Strategic Operational Recommendations for Climate-Resilient Enterprises
Relying on state-mandated intervention to manage heat anomalies indicates a lack of internal operational resilience. Forward-thinking enterprises must implement structural and tactical adaptations to insulate their labor forces and supply chains from rising thermal volatility.
Execute Metabolic Throttling and Shift Displacement
When regional meteorological forecasts predict sustained high-temperature anomalies, operations management must immediately adjust labor schedules. High-exertion manual tasks should be reassigned to early morning or late evening shifts when ambient and radiant solar heat loads are at their lowest. For indoor environments where shifts cannot be displaced, management must introduce mandatory metabolic throttling—reducing the pace of physical work and increasing the frequency, rather than the duration, of recovery periods. This practice keeps workers below the core body temperature threshold where cognitive and physical failure occurs.
Transition to Localized Microclimate Conditioning
Attempting to cool an entire industrial facility is an inefficient allocation of capital and energy. Resource deployment should target the immediate microclimate surrounding the worker.
Implementing localized cooling stations, installing targeted spot-cooling directional ducts at fixed workstations, and equipping field personnel with phase-change material (PCM) cooling vests provides immediate physiological relief. This targeted approach achieves worker safety and stabilizes productivity at a fraction of the energy costs required by large-scale HVAC upgrades.

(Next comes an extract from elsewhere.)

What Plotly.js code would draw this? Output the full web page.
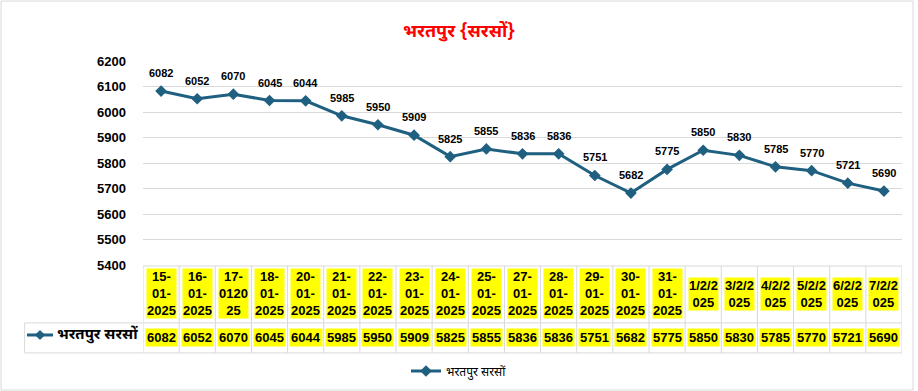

Implement Dynamic Fluid and Electrolyte Delivery Systems
Dehydration is the primary driver of heat-related cognitive errors and physical exhaustion. Standard workplace water dispensers are insufficient during extreme heat events.
Management should establish structured hydration protocols that mandate the consumption of specific volumes of electrolyte-balanced fluids at regulated intervals. Tracking fluid consumption through regular supervisor verification ensures that workers maintain plasma volume, which directly preserves cardiovascular efficiency and heat-tolerance thresholds during extended shifts.
The long-term resilience of the UK economy relies on adaptive, decentralized operational strategy rather than rigid legislative mandates. By quantifying thermal risk using comprehensive environmental metrics and deploying targeted microclimate interventions, businesses can maintain operational continuity and safeguard their workforces during extreme weather anomalies without the economic fallout of arbitrary regulatory caps.